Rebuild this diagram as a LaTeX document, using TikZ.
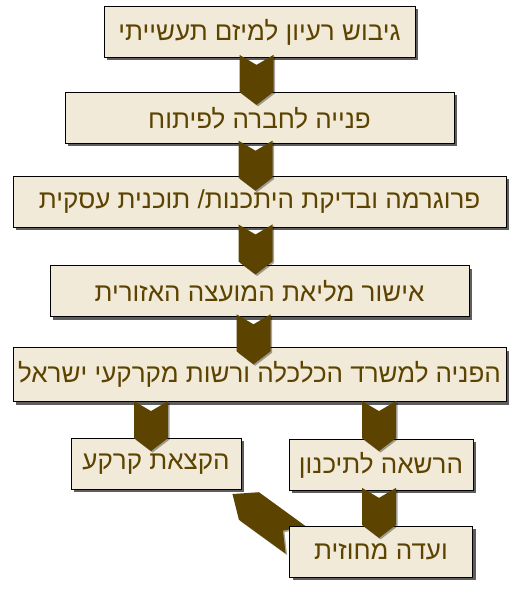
\documentclass[tikz,border=0pt]{standalone}
\usepackage{fontspec}
\newfontfamily\hebfont[Script=Hebrew]{Liberation Sans}
\TeXXeTstate=1
\usetikzlibrary{positioning, shadows, backgrounds, calc}
\definecolor{chevbrown}{RGB}{92,67,0}
\definecolor{boxfill}{RGB}{242,234,216}

\tikzset{
  pics/chev/.style={code={
    \fill[chevbrown, drop shadow={shadow xshift=1.5pt, shadow yshift=-1.5pt, fill=black, opacity=0.35}]
      (-17,0) -- (0,-10) -- (17,0) -- (17,-37) -- (0,-50) -- (-17,-37) -- cycle;}}
}

\begin{document}
\begin{tikzpicture}[x=1pt, y=1pt,
    stage/.style={draw=black, line width=0.8pt, fill=boxfill, text=chevbrown,
      font=\hebfont\fontsize{26}{30}\selectfont, minimum height=51pt, inner xsep=3pt,
      drop shadow={shadow xshift=3pt, shadow yshift=-3pt, fill=black!70, opacity=0.9}}]
    \useasboundingbox (0,0) rectangle (514,594);

    \node[stage, minimum width=311pt] (idea) at (259.5,562) {\beginR גיבוש רעיון למיזם תעשייתי\endR};
    \node[stage, minimum width=389pt, below=34pt of idea] (company) {\beginR פנייה לחברה לפיתוח\endR};
    \node[stage, minimum width=493pt, below=32pt of company] (program) {\beginR פרוגרמה ובדיקת היתכנות/ תוכנית עסקית\endR};
    \node[stage, minimum width=419pt, below=38pt of program] (council) {\beginR אישור מליאת המועצה האזורית\endR};
    \node[stage, minimum width=493pt, minimum height=54pt, below=30pt of council] (ministry) {\beginR הפניה למשרד הכלכלה ורשות מקרקעי ישראל\endR};

    \node[stage, minimum width=170pt, anchor=north west] (land) at ($(ministry.south west)+(58,-36)$) {\beginR הקצאת קרקע\endR};
    \node[stage, minimum width=184pt, anchor=north east] (permit) at ($(ministry.south east)+(-33,-37)$) {\beginR הרשאה לתיכנון\endR};
    \node[stage, minimum width=183pt, below=35pt of permit] (committee) {\beginR ועדה מחוזית\endR};

    % chevrons between the stages
    \pic at ($(idea.south)+(-3,3)$) {chev};
    \pic at ($(company.south)+(-4,3)$) {chev};
    \pic at ($(program.south)+(-4,3)$) {chev};
    \pic at ($(council.south)+(-6,3)$) {chev};
    \pic at ($(ministry.south -| land.north)+(-5,1)$) {chev};
    \pic at ($(ministry.south -| permit.north)+(-2,1)$) {chev};
    \pic at ($(permit.south)+(-2,3)$) {chev};
    \begin{scope}[on background layer]
      \pic[rotate=-126, yscale=1.56] at ($(committee.north west)+(6.5,-14)$) {chev};
    \end{scope}
\end{tikzpicture}
\end{document}
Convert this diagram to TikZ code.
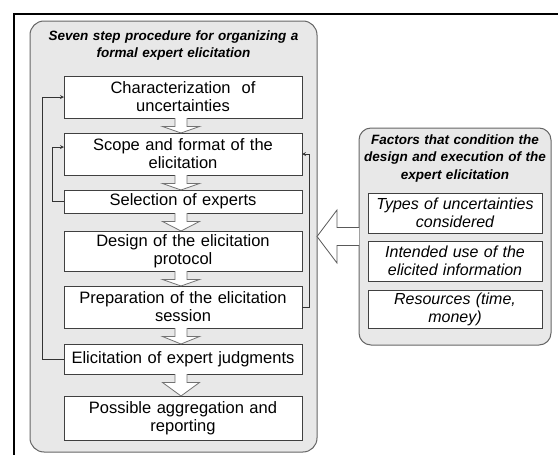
\documentclass[tikz,border=0pt]{standalone}
\usepackage{fontspec}
\setmainfont{Liberation Sans}
\usetikzlibrary{calc}

\begin{document}
\begin{tikzpicture}[x=1pt,y=-1pt,>=stealth,
  panel/.style={draw=black!60,fill=black!9,line width=1pt,rounded corners=14pt,inner sep=0pt,outer sep=0pt},
  stepbox/.style={draw=black!75,fill=white,line width=1pt,minimum width=238pt,text width=228pt,align=center,inner sep=0pt,outer sep=0pt,font=\fontsize{16.5}{18}\selectfont},
  factorbox/.style={draw=black!75,fill=white,line width=1pt,minimum width=174pt,text width=168pt,align=center,inner sep=0pt,outer sep=0pt,font=\itshape\fontsize{16}{18}\selectfont},
  paneltitle/.style={anchor=north,align=center,inner sep=0pt,font=\bfseries\itshape\fontsize{13.5}{17.5}\selectfont},
  blockarrow/.style={draw=black!55,fill=white,line width=0.8pt},
  feedback/.style={->,draw=black!80,line width=0.8pt}]
\useasboundingbox (0,0) rectangle (558,455);
% page frame (top and left edge only)
\draw[line width=2pt] (14,455) -- (14,14) -- (558,14);
% panels
\node[panel,minimum width=287pt,minimum height=431pt] (steps) at (173.5,236.5) {};
\node[panel,minimum width=192pt,minimum height=217pt,rounded corners=12pt] (factors) at (455,236.5) {};
\node[paneltitle,text width=280pt] (stepstitle) at (173.5,30.5) {Seven step procedure for organizing a\\formal expert elicitation};
\node[paneltitle,text width=190pt] (factorstitle) at (455,134.5) {Factors that condition the\\design and execution of the\\expert elicitation};
% the seven steps
\node[stepbox,minimum height=42pt] (step1) at (183,97) {Characterization\ \ of\\uncertainties};
\node[stepbox,minimum height=42pt] (step2) at (183,154) {Scope and format of the\\elicitation};
\node[stepbox,minimum height=23pt] (step3) at (183,201.5) {Selection of experts};
\node[stepbox,minimum height=40pt] (step4) at (183,251) {Design of the elicitation\\protocol};
\node[stepbox,minimum height=42pt] (step5) at (183,307) {Preparation of the elicitation\\session};
\node[stepbox,minimum height=30pt] (step6) at (183,359) {Elicitation of expert judgments};
\node[stepbox,minimum height=44pt] (step7) at (183,418) {Possible aggregation and\\reporting};
% the factors
\node[factorbox,minimum height=40pt] (factor1) at (455,213) {Types of uncertainties\\considered};
\node[factorbox,minimum height=40pt] (factor2) at (455,261) {Intended use of the\\elicited information};
\node[factorbox,minimum height=38pt] (factor3) at (455,309) {Resources (time,\\money)};
% block arrows between steps
\foreach \a/\b in {step1/step2,step2/step3,step3/step4,step4/step5,step5/step6,step6/step7}
  \draw[blockarrow] let \p1=($(\a.south)+(-2,0)$), \p2=(\b.north) in
    (\x1-6pt,\y1) -- (\x1-6pt,\y1-8.5pt) -- (\x1-18.5pt,\y1-8.5pt) -- (\x1,\y2)
    -- (\x1+18.5pt,\y1-8.5pt) -- (\x1+6pt,\y1-8.5pt) -- (\x1+6pt,\y1);
% big arrow from factors to steps
\draw[blockarrow,draw=black!65] let \p1=(factors.west), \p2=(steps.east) in
  (\x1,\y1+9pt) -- (\x2+20pt,\y1+9pt) -- (\x2+20pt,\y1+26.5pt) -- (\x2,\y2)
  -- (\x2+20pt,\y1-26.5pt) -- (\x2+20pt,\y1-9pt) -- (\x1,\y1-9pt);
% feedback loops
\draw[feedback] (step6.west) -- ++(-22,0) |- (step1.west);
\draw[feedback] (step3.west) -- ++(-12,0) |- ($(step2.west)+(0,-7)$);
\draw[feedback] (step5.east) -- ++(7,0) |- (step2.east);
\end{tikzpicture}
\end{document}
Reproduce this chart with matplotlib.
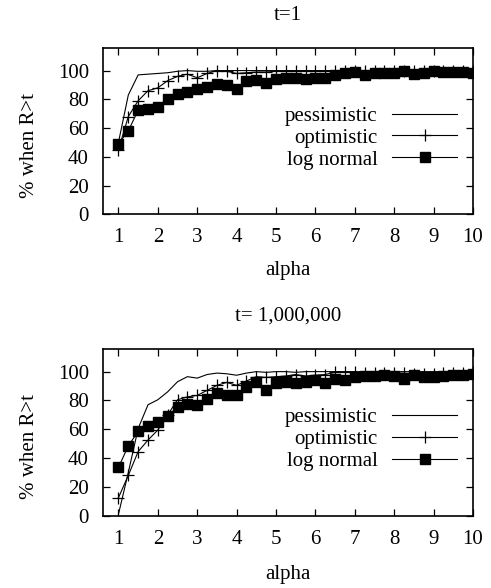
import numpy as np
import matplotlib
matplotlib.use("Agg")
import matplotlib.pyplot as plt

alpha = [1.0, 1.25, 1.5, 1.75, 2.0, 2.25, 2.5, 2.75, 3.0, 3.25, 3.5, 3.75,
         4.0, 4.25, 4.5, 4.75, 5.0, 5.25, 5.5, 5.75, 6.0, 6.25, 6.5, 6.75,
         7.0, 7.25, 7.5, 7.75, 8.0, 8.25, 8.5, 8.75, 9.0, 9.25, 9.5, 9.75, 10.0]

# t = 1
pess_t1 = [50, 83, 97, 97.5, 98, 98.5, 99.5, 100, 99.5, 99.5, 100, 100,
           100, 100, 100, 100, 100, 100, 100, 100, 100, 100, 100, 100,
           100, 100, 100, 100, 100, 100, 100, 100, 100, 100, 100, 100, 100]
opt_t1 = [45, 68, 79, 86, 88, 93, 96, 97.5, 95, 98, 100, 99.5,
          98, 98.5, 99, 99, 99.5, 99.5, 99.5, 100, 100, 100, 100, 100,
          100, 100, 100, 100, 100, 100, 100, 100, 100, 100, 100, 100, 100]
logn_t1 = [49, 58, 72.5, 73, 75, 80.5, 83.5, 85, 87.5, 88.5, 90.5, 90,
           87.5, 93, 93.5, 91.5, 94, 95, 95, 94, 95, 95, 97, 98,
           99, 97, 98, 98, 98.5, 100, 97.5, 98.5, 99.5, 99, 99, 99, 98.5]

# t = 1,000,000
pess_t6 = [1, 30, 60.5, 77, 80.5, 86, 93, 96.5, 95.5, 98, 99, 98.5,
           97.5, 99, 100, 99.5, 100, 100, 99.5, 100, 100, 100, 100, 100,
           100, 100, 100, 100, 100, 100, 100, 100, 100, 100, 100, 100, 100]
opt_t6 = [12.5, 28, 44.5, 52.5, 59.5, 70, 80.5, 82.5, 83.5, 87, 90.5, 92.5,
          90.5, 93.5, 96.5, 96, 96.5, 97, 98, 97, 97.5, 98, 99.5, 99.5,
          99.5, 99, 99, 99, 99, 99, 98.5, 98.5, 98.5, 99, 99, 99, 99.5]
logn_t6 = [33.5, 48.5, 58.5, 62, 65, 69, 75.5, 77.5, 76.5, 81, 85, 83.5,
           84, 89.5, 93, 87.5, 92, 93, 92, 92.5, 94, 92, 95, 94,
           96.5, 97, 97, 97.5, 97, 95, 97.5, 96.5, 96.5, 97, 97.5, 98, 98.5]

titles = ["t=1", "t= 1,000,000"]
series_names = ["pessimistic", "optimistic", "log normal"]
xticks = [1, 2, 3, 4, 5, 6, 7, 8, 9, 10]
yticks = [0, 20, 40, 60, 80, 100]

W, H = 491, 588
plt.rcParams['font.family'] = ['Liberation Serif', 'DejaVu Serif']
fs = 15
fig = plt.figure(figsize=(W / 100, H / 100), dpi=100)

def fx(px):
    return px / W

def fy(py):
    return 1 - py / H

panels = [
    dict(top=48.3, bot=214.3, data=(pess_t1, opt_t1, logn_t1), title=titles[0],
         title_y=15, xlabel_y=271, leg_y=0.46),
    dict(top=349.3, bot=515.7, data=(pess_t6, opt_t6, logn_t6), title=titles[1],
         title_y=316, xlabel_y=574, leg_y=0.458),
]
left, right = 102.7, 473.0

for p in panels:
    ax = fig.add_axes([fx(left), fy(p['bot']), fx(right - left), (p['bot'] - p['top']) / H])
    pess, opt, logn = p['data']
    ax.plot(alpha, pess, color='black', lw=0.8, label=series_names[0])
    ax.plot(alpha, opt, color='black', lw=0.8, marker='+', markersize=8,
            markeredgewidth=0.9, label=series_names[1])
    ax.plot(alpha, logn, color='black', lw=0.8, marker='s', markersize=7.5,
            label=series_names[2])
    ax.set_xlim(0.6, 10)
    ax.set_ylim(0, 115.5)
    ax.set_xticks(xticks)
    ax.set_yticks(yticks)
    ax.tick_params(direction='in', top=True, right=True, length=5, width=0.9,
                   labelsize=fs)
    ax.tick_params(axis='x', pad=10)
    ax.tick_params(axis='y', pad=10)
    for s in ax.spines.values():
        s.set_linewidth(1.2)
    leg = ax.legend(loc='center right', bbox_to_anchor=(0.957, p['leg_y']),
                    frameon=False, markerfirst=False, fontsize=fs,
                    handlelength=3.1, handletextpad=0.72, labelspacing=0.11,
                    borderpad=0, borderaxespad=0)
    fig.text(fx((left + right) / 2), fy(p['title_y']), p['title'], ha='center',
             va='center', fontsize=fs)
    fig.text(fx((left + right) / 2), fy(p['xlabel_y']), "alpha", ha='center',
             va='center', fontsize=fs)
    fig.text(fx(30), fy((p['top'] + p['bot']) / 2 + 14), "% when R>t", ha='center',
             va='center', rotation=90, fontsize=fs)

fig.savefig("out.png", dpi=100)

• Short problem: Above are the records. Copy only the lines from the one with "Reproduce this chart with matplotlib." through the one with "99, 99, 98.5]", exactly, with no pictures.

• Full output:
Reproduce this chart with matplotlib.
import numpy as np
import matplotlib
matplotlib.use("Agg")
import matplotlib.pyplot as plt

alpha = [1.0, 1.25, 1.5, 1.75, 2.0, 2.25, 2.5, 2.75, 3.0, 3.25, 3.5, 3.75,
         4.0, 4.25, 4.5, 4.75, 5.0, 5.25, 5.5, 5.75, 6.0, 6.25, 6.5, 6.75,
         7.0, 7.25, 7.5, 7.75, 8.0, 8.25, 8.5, 8.75, 9.0, 9.25, 9.5, 9.75, 10.0]

# t = 1
pess_t1 = [50, 83, 97, 97.5, 98, 98.5, 99.5, 100, 99.5, 99.5, 100, 100,
           100, 100, 100, 100, 100, 100, 100, 100, 100, 100, 100, 100,
           100, 100, 100, 100, 100, 100, 100, 100, 100, 100, 100, 100, 100]
opt_t1 = [45, 68, 79, 86, 88, 93, 96, 97.5, 95, 98, 100, 99.5,
          98, 98.5, 99, 99, 99.5, 99.5, 99.5, 100, 100, 100, 100, 100,
          100, 100, 100, 100, 100, 100, 100, 100, 100, 100, 100, 100, 100]
logn_t1 = [49, 58, 72.5, 73, 75, 80.5, 83.5, 85, 87.5, 88.5, 90.5, 90,
           87.5, 93, 93.5, 91.5, 94, 95, 95, 94, 95, 95, 97, 98,
           99, 97, 98, 98, 98.5, 100, 97.5, 98.5, 99.5, 99, 99, 99, 98.5]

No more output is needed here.